All the states except Massachusetts and West Virginia eventually joined in the settlement, which gives Microsoft rivals more flexibility to offer competing software features on computers running its flagship Windows operating system.
“Microsoft has been found guilty of predatory practices yet allowed to continue to crush innovation, competition and consumer choice in the computer software industry. This conduct harms consumers and companies all over the country,” the Massachusetts attorney general, Tom Reilly, said in a statement Monday.
Two Washington-based industry groups, the Software and Information Industry Association and the Computer and Communications Industry Association, also appealed Kollar-Kotelley’s approval of the settlement. They said the deal included “wholly inadequate” provisions to curb Microsoft’s behavior; some of the trade groups’ members include Microsoft rivals.
“The court approved a consent decree that neither cures what had been done illegally in the past nor prevents illegal conduct in the future,” lawyers for the groups wrote Monday.
The two holdout states are carrying their fight to a U.S. appeals court that has handed Microsoft considerable victories. It overturned another judge’s order that Microsoft remove its Web browser software from Windows, and it threw out two of the government’s three antitrust claims against the software company. It also blocked a court-ordered breakup of Microsoft.
But the same appeals court also affirmed in June 2001 that Microsoft repeatedly, ruthlessly and illegally used its dominance in the software industry to protect its Windows monopoly from competition.
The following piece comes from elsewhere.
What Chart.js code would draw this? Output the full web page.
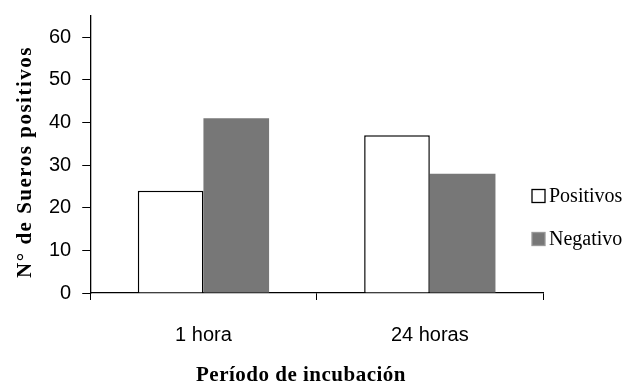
<!DOCTYPE html>
<html><head><meta charset="utf-8">
<script src="https://cdn.jsdelivr.net/npm/chart.js@4.4.0/dist/chart.umd.min.js"></script>
<style>html,body{margin:0;padding:0;background:#fff;}#wrap{width:629px;height:383px;}</style>
</head><body><div id="wrap"><canvas id="c"></canvas></div>
<script>
const categories=['1 hora','24 horas'];
const positivos=[24,37];
const negativo=[41,28];
const yTicks=[0,10,20,30,40,50,60];
const seriesNames=['Positivos','Negativo'];
const yTitle='N° de Sueros positivos';
const xTitle='Período de incubación';

const SERIF='"Liberation Serif","Times New Roman",serif';
const SANS='"Liberation Sans",Arial,sans-serif';

// axis titles + legend drawn by hand (the original has spaced serif titles)
const extras={
  id:'extras',
  afterDraw(chart){
    const ctx=chart.ctx, a=chart.chartArea;
    ctx.save();
    ctx.fillStyle='#000';
    ctx.textAlign='center';
    ctx.textBaseline='alphabetic';
    // y title
    ctx.save();
    ctx.font='bold 21px '+SERIF;
    ctx.letterSpacing='1.5px';
    ctx.translate(31,162);
    ctx.rotate(-Math.PI/2);
    ctx.fillText(yTitle,0,0);
    ctx.restore();
    // x title
    ctx.font='bold 21px '+SERIF;
    ctx.letterSpacing='0.5px';
    ctx.fillText(xTitle,301,381);
    ctx.letterSpacing='0px';
    // legend
    const x=a.right-11;
    const rows=[{y:196,fill:'#fff',stroke:'#000'},{y:239,fill:'#777',stroke:'#999'}];
    ctx.font='20px '+SERIF;
    ctx.textAlign='left';
    ctx.textBaseline='middle';
    rows.forEach((r,i)=>{
      ctx.fillStyle=r.fill; ctx.fillRect(x,r.y-6.5,13,13);
      ctx.strokeStyle=r.stroke; ctx.lineWidth=1.3; ctx.strokeRect(x,r.y-6.5,13,13);
      ctx.fillStyle='#000'; ctx.fillText(seriesNames[i],x+17,r.y+1);
    });
    ctx.restore();
  }
};

new Chart(document.getElementById('c'),{
  type:'bar',
  data:{labels:categories,datasets:[
    {label:seriesNames[0],data:positivos,backgroundColor:'#fff',borderColor:'#000',borderWidth:1.5,borderSkipped:'bottom'},
    {label:seriesNames[1],data:negativo,backgroundColor:'#777',borderWidth:0}
  ]},
  options:{
    responsive:true,maintainAspectRatio:false,animation:false,
    layout:{padding:{top:16,right:86,left:38,bottom:13}},
    categoryPercentage:0.58,barPercentage:1,
    plugins:{legend:{display:false},tooltip:{enabled:false}},
    scales:{
      x:{
        grid:{offset:true,drawOnChartArea:false,tickLength:7,color:'#000',tickColor:'#000'},
        border:{color:'#000',width:1.3},
        ticks:{color:'#000',font:{family:SANS,size:20},padding:23}
      },
      y:{
        min:0,max:65,
        afterBuildTicks(s){ s.ticks=yTicks.map(v=>({value:v})); },
        afterFit(s){ s.paddingTop=0; },
        grid:{drawOnChartArea:false,tickLength:8,color:'#000',tickColor:'#000'},
        border:{color:'#000',width:1.3},
        ticks:{color:'#000',font:{family:SANS,size:20},padding:11}
      }
    }
  },
  plugins:[extras]
});
</script></body></html>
And it has already indicated that the entire court will rule on this latest fight, rather than the traditional panel of three judges.
The appeals court also has indicated previously that it recognizes the importance of moving quickly in an antitrust case tied so closely to fast-moving technology.
“Six years seems like an eternity in the computer industry,” the court said in its last antitrust ruling on Microsoft — nearly two years ago.